Storage API
The Storage API provides access to raw metadata records harvested trough the Helmholtz KG pipelines. It forms a storage layer from which harvested data is re-usable within our internal infrastructure - for example for further processing and injection into the graph, or for provision of provenance information. This mechanism ensures every external resource to be harvested only once for each record.
External users may access and retriefe records from the storage layer with read access, e.g. to retrieve RAW metadata records. Write operations (creating or updating data) are restricted to internal processes.
What is stored?
The API stores raw metadata, referred to as records. A record is a single metadata item returned by such a harvester (e.g. all metadata about one specific event from indico).
Since metadata returned from different harvesters is endpoint specific - i.e. it may vary in format and seantics, the records stored within the Storage API is not standardized.

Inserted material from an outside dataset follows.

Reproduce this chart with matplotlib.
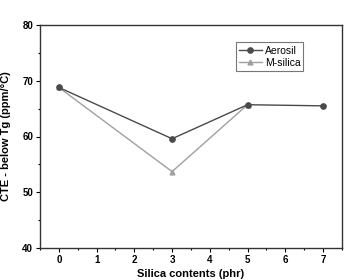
import matplotlib
matplotlib.use('Agg')
import matplotlib.pyplot as plt
from matplotlib.ticker import MultipleLocator

plt.rcParams['font.family'] = ['Liberation Sans', 'DejaVu Sans']

# data
aerosil_x = [0, 3, 5, 7]
aerosil_y = [68.8, 59.6, 65.7, 65.5]
msilica_x = [0, 3, 5]
msilica_y = [68.8, 53.7, 65.7]

fig = plt.figure(figsize=(3.46, 2.80), dpi=100)
ax = fig.add_axes([0.1156, 0.1143, 0.8724, 0.7964])

ax.plot(msilica_x, msilica_y, color='#a0a0a0', lw=1.0, marker='^', ms=3.5,
        label='M-silica', zorder=2)
ax.plot(aerosil_x, aerosil_y, color='#4a4a4a', lw=1.0, marker='o', ms=3.8,
        label='Aerosil', zorder=3)

ax.set_xlim(-0.5, 7.5)
ax.set_ylim(40, 80)
ax.xaxis.set_major_locator(MultipleLocator(1))
ax.xaxis.set_minor_locator(MultipleLocator(0.5))
ax.yaxis.set_major_locator(MultipleLocator(10))
ax.yaxis.set_minor_locator(MultipleLocator(5))
ax.tick_params(which='major', length=3, width=0.8, labelsize=7, pad=2)
ax.tick_params(which='minor', length=1.5, width=0.8)
for lbl in ax.get_xticklabels() + ax.get_yticklabels():
    lbl.set_fontweight('bold')
for sp in ax.spines.values():
    sp.set_linewidth(1.0)
    sp.set_color('#333333')

ax.set_xlabel('Silica contents (phr)', fontsize=8, fontweight='bold', labelpad=3)
ax.set_ylabel('CTE - below Tg (ppm/°C)', fontsize=8, fontweight='bold', labelpad=8)

h, l = ax.get_legend_handles_labels()
leg = ax.legend(h[::-1], l[::-1], loc='upper right', bbox_to_anchor=(0.89, 0.945),
                fontsize=7.5, frameon=True, fancybox=False, edgecolor='#555555',
                handlelength=2.2, handletextpad=0.3, borderpad=0.3, labelspacing=0.2)
leg.get_frame().set_linewidth(0.8)

fig.savefig('out.png', dpi=100)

Therefore records are stored as content within the data structure described below:
Data Format
All responses to the Data Storage API return JSON.
Example response
[
{
"harvester_type": "indico",
"id": "abc123",
"PID": 1
"source": "https://example.com/event/1",
"harvested_date": "2025-01-01T12:00:00",
"content": {
"...": "raw metadata from the source"
}
}
]
| Field | Description |
|---|---|
| harvester_type | Name of the harvester that collected the data (e.g. indico). |
| id | Internal identifier of the entity. |
| PID | Incremental number used for pagination. |
| source | The original URL from which the data was harvested. |
| harvested_date | Timestamp of when the data was collected (Python datetime format). |
| content | Raw metadata returned by the harvester. ‼️ This field is not standardized and depends on the source. ‼️ |
Endpoint usage
Get a list of records
To retrieve a list of stored records, use:
GET https://data.unhide.helmholtz-metadaten.de/api/v0/raw/entities
Query parameters
| Parameter | Description |
|---|---|
offset | Pagination offset (default: 0) |
limit | Number of results (default: 10, max: 100000) |
harvester_type | Filter by harvester (e.g. indico) |
source | Filter by exact source URL |
Notes:
- Filters are applied independently (no complex query logic).
- If fewer results are available than requested, only available results are returned.
Get a single entity by ID
To retrieve one specific entity, use:
GET https://data.unhide.helmholtz-metadaten.de/api/v0/raw/{entity_id}
Returns
- single JSON object.
404 Not Found– if the entity does not exist
Get multiple records by IDs
To retrieve multiple records in a single request, use:
POST https://data.unhide.helmholtz-metadaten.de/api/v0/raw/by_ids
with Request body
["id1", "id2"]
Returns a list of records in the same format as the list endpoint.
Further Information
Error Handling
The API uses standard HTTP status codes:
404 Not Found– entity does not exist422 Unprocessable Entity– invalid request parameters
Authentication & Access
- Read access (GET endpoints): publicly available
- Write access (create/update): restricted and requires authentication
Please see Developer Documentation for further details about authenticated access.
Environment
Current base URL:
https://data.unhide.helmholtz-metadaten.de
Additional Resources
- Swagger / OpenAPI documentation: https://data.unhide.helmholtz-metadaten.de/docs
Summary
The Storage API is intended as a central access point for raw harvested metadata. It allows users to:
- Explore available data collected from external sources
- Retrieve specific metadata entries
- Reuse existing harvested data instead of collecting it again
Because the data is stored in its original form, consumers should be prepared to handle varying data structures depending on the source.